What a batch of troublemakers you are: we asked for reactions to the new administration and your pieces poured in. Long pieces describing the Inauguration and the Women’s March that followed. Shorter memories of earlier struggles, plus strategies for survival. Wonderful photos. We have published them all in this issue. The last issue brought many angry and wise responses to the Editorial Board pieces; check them out by going to new.persimmontree.org , clicking on Archive and scrolling down to Issue 40. Busy times: signing petitions, making phone calls, writing letters, and continuing to gather and protest and march. Keep up the work of resistance and endurance and keep sending us your stories.

Marvelous news about one of our featured artists, Joyce J. Scott (“Beading for her Life”, Winter 2015), who was awarded a MacArthur genius grant—and a genius she is. The citation read, in part: “Scott continues to push the expressive potential of beading in her recent work. She integrates her trademark beadwork with blown glass sculptures in pieces created in collaboration with artisans in Murano, Italy, and she is currently at work on an outdoor installation in homage to Harriet Tubman that will be of unprecedented scale. Scott’s diverse and adventurous body of work blurs the boundaries between fine art and craft and challenges viewers to confront the darker aspects of human nature in scenes both contemporary and historical.” (Note the echoes of artists represented in the current issue.)
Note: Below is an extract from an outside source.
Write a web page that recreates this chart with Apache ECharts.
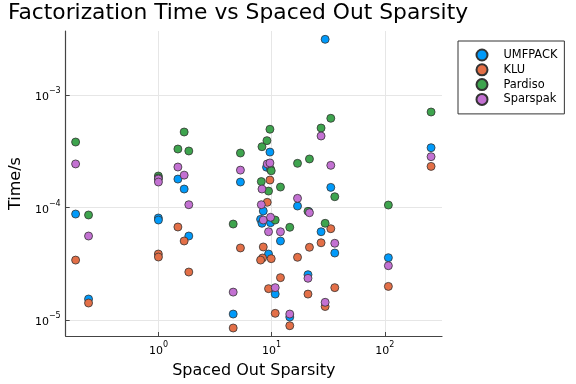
<!DOCTYPE html>
<html>
<head>
<meta charset="utf-8">
<script src="https://cdn.jsdelivr.net/npm/echarts@6/dist/echarts.min.js"></script>
<style>html,body{margin:0;padding:0;background:#fff;}#c{width:576px;height:384px;}</style>
</head>
<body>
<div id="c"></div>
<script>
// Spaced-out sparsity (x) and factorization time in seconds (y) per solver
const umfpackX = [0.1855, 0.2413, 0.998, 1.0, 1.486, 1.688, 1.855, 4.577, 5.303, 8.44, 7.99, 8.22, 9.663, 9.02, 9.782, 9.394, 10.76, 11.97, 14.47, 16.94, 20.95, 21.3, 27.35, 29.71, 33.33, 36.14, 107.5, 256.3];
const umfpackY = [8.75e-5, 1.537e-5, 8.07e-5, 7.74e-5, 1.79e-4, 1.46e-4, 5.58e-5, 1.13e-5, 1.685e-4, 9.31e-5, 7.85e-5, 7.24e-5, 3.11e-4, 2.28e-4, 7.33e-5, 3.86e-5, 1.70e-5, 5.04e-5, 1.063e-5, 1.031e-4, 2.53e-5, 9.2e-5, 6.09e-5, 3.126e-3, 1.51e-4, 3.94e-5, 3.58e-5, 3.40e-4];

const kluX = [0.1855, 0.2413, 0.998, 1.0, 1.486, 1.688, 1.855, 4.577, 5.303, 8.44, 8.32, 7.99, 9.663, 9.15, 9.92, 9.394, 10.76, 11.97, 14.47, 16.94, 21.59, 20.95, 27.35, 29.71, 33.33, 36.14, 107.5, 256.3];
const kluY = [3.41e-5, 1.416e-5, 3.86e-5, 3.63e-5, 6.71e-5, 5.04e-5, 2.67e-5, 8.49e-6, 4.37e-5, 4.46e-5, 3.56e-5, 3.41e-5, 1.755e-4, 1.112e-4, 3.51e-5, 1.90e-5, 1.147e-5, 2.38e-5, 8.90e-6, 3.61e-5, 4.43e-5, 1.70e-5, 4.86e-5, 1.318e-5, 6.48e-5, 1.94e-5, 1.99e-5, 2.32e-4];

const pardisoX = [0.1855, 0.2413, 0.998, 1.0, 1.486, 1.688, 1.855, 4.577, 5.303, 8.22, 8.108, 9.663, 9.094, 9.782, 9.92, 9.394, 10.76, 11.97, 14.47, 16.94, 21.59, 20.95, 27.35, 29.71, 33.33, 36.14, 107.5, 256.3];
const pardisoY = [3.82e-4, 8.58e-5, 1.905e-4, 1.83e-4, 3.31e-4, 4.69e-4, 3.18e-4, 7.13e-5, 3.05e-4, 3.47e-4, 1.70e-4, 4.96e-4, 3.93e-4, 2.19e-4, 2.12e-4, 1.40e-4, 7.74e-5, 1.52e-4, 6.67e-5, 2.47e-4, 2.70e-4, 9.25e-5, 5.09e-4, 7.24e-5, 6.21e-4, 1.247e-4, 1.052e-4, 7.06e-4];

const sparspakX = [0.1855, 0.2413, 0.998, 1.0, 1.486, 1.688, 1.855, 4.577, 5.303, 8.22, 8.108, 8.44, 9.15, 9.663, 9.782, 9.394, 10.76, 11.97, 14.47, 16.94, 21.59, 20.95, 27.35, 29.71, 33.33, 36.14, 107.5, 256.3];
const sparspakY = [2.44e-4, 5.58e-5, 1.79e-4, 1.685e-4, 2.29e-4, 1.94e-4, 1.059e-4, 1.77e-5, 2.15e-4, 1.46e-4, 1.059e-4, 7.74e-5, 2.44e-4, 2.49e-4, 8.18e-5, 6.09e-5, 1.94e-5, 6.09e-5, 1.13e-5, 1.207e-4, 8.99e-5, 2.35e-5, 4.32e-4, 1.437e-5, 2.37e-4, 4.81e-5, 3.04e-5, 2.83e-4];

const seriesNames = ['UMFPACK', 'KLU', 'Pardiso', 'Sparspak'];
const seriesColors = ['#009AFA', '#E36F47', '#3EA44E', '#C371D2'];
const xTicks = [1, 10, 100];
const yTicks = [1e-5, 1e-4, 1e-3];

const FONT = 'DejaVu Sans';
const zip = (xs, ys) => xs.map((x, i) => [x, ys[i]]);
const allData = [zip(umfpackX, umfpackY), zip(kluX, kluY), zip(pardisoX, pardisoY), zip(sparspakX, sparspakY)];

function powLabel(v) {
  const l = Math.log10(v);
  const e = Math.round(l);
  if (Math.abs(l - e) > 1e-6) return '';
  const es = e < 0 ? '\u2212' + (-e) : String(e);
  return '{b|10}{s|' + es + '}';
}
const richSup = {
  b: { fontSize: 11, fontFamily: FONT, color: '#000', lineHeight: 16, verticalAlign: 'bottom' },
  s: { fontSize: 8, fontFamily: FONT, color: '#000', lineHeight: 9, verticalAlign: 'top' }
};

const chart = echarts.init(document.getElementById('c'), null, { renderer: 'canvas' });
chart.setOption({
  animation: false,
  backgroundColor: '#fff',
  title: {
    text: 'Factorization Time vs Spaced Out Sparsity',
    left: 238, top: 2, textAlign: 'center', padding: 0,
    textStyle: { fontFamily: FONT, fontSize: 21.8, fontWeight: 'normal', color: '#000' }
  },
  grid: { left: 63, right: 134, top: 31, bottom: 48, containLabel: false },
  legend: {
    orient: 'vertical', left: 458, top: 41,
    padding: [7.5, 7, 8, 17.5],
    itemWidth: 11, itemHeight: 11, itemGap: 1.8,
    borderColor: '#333', borderWidth: 1, backgroundColor: '#fff',
    textStyle: { fontFamily: FONT, fontSize: 11.4, color: '#000', lineHeight: 11, padding: [0, 0, 0, 11] },
    data: seriesNames
  },
  xAxis: {
    type: 'log', logBase: 10, min: 0.1516, max: 320.1,
    name: 'Spaced Out Sparsity', nameLocation: 'middle', nameGap: 27,
    nameTextStyle: { fontFamily: FONT, fontSize: 16, color: '#000' },
    axisLine: { show: true, lineStyle: { color: '#444', width: 1.2 } },
    axisTick: { show: true, inside: true, length: 4, customValues: xTicks, lineStyle: { color: '#444' } },
    axisLabel: { customValues: xTicks, formatter: powLabel, rich: richSup, margin: 5 },
    splitLine: { show: true, lineStyle: { color: '#e6e6e6', width: 1 } },
    minorTick: { show: false }, minorSplitLine: { show: false }
  },
  yAxis: {
    type: 'log', logBase: 10, min: 7.21e-6, max: 3.706e-3,
    name: 'Time/s', nameLocation: 'middle', nameGap: 41, nameRotate: 90,
    nameTextStyle: { fontFamily: FONT, fontSize: 16, color: '#000' },
    axisLine: { show: true, lineStyle: { color: '#444', width: 1.2 } },
    axisTick: { show: true, inside: true, length: 4, customValues: yTicks, lineStyle: { color: '#444' } },
    axisLabel: { customValues: yTicks, formatter: powLabel, rich: richSup, margin: 5 },
    splitLine: { show: true, lineStyle: { color: '#e6e6e6', width: 1 } },
    minorTick: { show: false }, minorSplitLine: { show: false }
  },
  series: seriesNames.map((name, i) => ({
    name: name,
    type: 'scatter',
    data: allData[i],
    symbol: 'circle',
    symbolSize: 8,
    itemStyle: { color: seriesColors[i], borderColor: '#333', borderWidth: 0.8, opacity: 1 },
    emphasis: { disabled: true }
  }))
});
</script>
</body>
</html>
Sadder news: We received a touching appreciation of the writer Ann St James (“Ed Is Dead,” Spring 2013) from Sally McClellan who visited Ann at the end of her life. She said, in part, “When I was leaving, when I had gotten to the bottom of the outside stairs, I turned back to wave, but she was not looking at me. Her head was bent to her book. She was so alone in the green-gold afternoon light coming through the long branches, arching over her. I only looked up for a second, but it was an eternity, and I’ll never forget it. She was already on her way, far from me.” Sorry for her loss.

Finally, news about us: Our splendid poetry editor, Wendy Barker, is moving on to meet the many demands on her life. She writes: “Working with Sue Leonard and the other editors of Persimmon Tree has been a joy, and I’m thrilled that our online journal is thriving, reaching and involving so many women (and men!) from all over our country and beyond. I may be departing as poetry editor, but I know the poetry section is in marvelous hands with Peggy Shumaker. And I certainly hope (and plan) to stay in close touch!”

Wendy invited Peggy Shumaker, the poet featured in this issue, to tackle the duties of poetry editor going forward. Check out her bio in the poetry section. We are delighted to have Peggy as part of our team.